Keeping the peace in Jacksonville

Jacksonville Police Chief Tommy Thompson.

Stephen Gross

Police Chief Tommy Thompson became a student at Jacksonville State University in 1968 after graduating from Gadsden High School. His goal was to graduate with a business degree, but law enforcement was never far from his mind. He even applied to be a state trooper cadet at one time. The drawback to that job was that he’d have to move to southern part of the state and he wanted to stay closer to home.

He’d been studying business three years when JSU offered a law enforcement program. He applied for an internship with the City of Jacksonville, a position that would last one month, June, in 1971. That one month of riding with police officers and seeing how they faced - and solved - problems on a daily basis made the 21-year-old realize that that’s where he needed to be.

A plus for Thompson is that Mayor John B. Nisbet and Police Chief Ross Tipton, were happy with his work. He was offered a summer job from July until October. That job turned into a full-time position. He was hired and that put the number of officers at that time up to 10.

Today, the city has almost three times that number. When the force is in full strength, the city has 27 officers. After Tipton retired, Thompson was interim chief until Paul Locke was hired to replace Tipton. Thompson became police chief on June 1, 1988. He said he’s been chief so long - 29 years - that he’s often asked who the police chief was when he was born.

“The older I get, the more I hear,” he said. “I used to have people tell me that I arrested their uncle or their daddy. I’ve been doing this so long, now they tell me 1 arrested their grandfather.”

Thompson said he’s had a good working relationship with the mayors and City Council. They’ve obliged him when he needs more officers or when his budget changes. The force is currently three offices short, but Thompson said he’s confident that city leaders will give him permission to make the hires.
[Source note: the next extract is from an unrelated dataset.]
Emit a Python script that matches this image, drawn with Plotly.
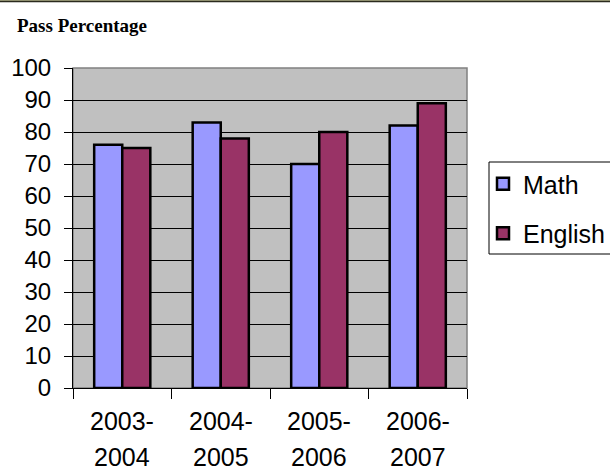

“They’ve let me run the (police) department,” he said. “They let me make improvements and get things done. They’ve never given me any interference.”

As much as he loved that “old building on Ladiga Street,” he’s a lot happier in the new public service building behind Walmart. “It had seen its times,” he said. “It’s a pleasure coming to work. The new building is great.” Going to work now makes for a happier police chief. The parking is adequate, the ceiling’s not falling in, there’s no asbestos to be found, and the air conditioning works when it’s supposed to. -

Thompson’s job has consumed a major part of his life. Not that he’s complaining. Come Oct. 8, he’ll have been with the police department 46 years. During that time, he’s been called out on Christmas Day, his children’s birthdays, and in the middle of the night in pouring rain. Still, he’s not complaining, but the 67-year-old chief is looking forward to when he can retire.

Diane, his wife of 45 years, has been battling health problems for the past nine years. She has learned to live with his job. Right now, he said, his hobby is “keeping an eye on her.”

Their sons are Thomas III and David Ross (named after the late Ross Tipton) of Jacksonville. Their grandchildren are Dylan and Baylee.

Thompson is a member of the Fraternal Order of Police and the Alabama Association of Chiefs of Police. He’s a life member of the International Association of Chiefs of Police.

While he’s happy about a number of things that’s happened in his years in law enforcement, there’s one thing that stands out. In 2009, through a partnership with JSU and Alabama Police Chiefs Association, he was the first police chief in the county to be certified as a law enforcement executive.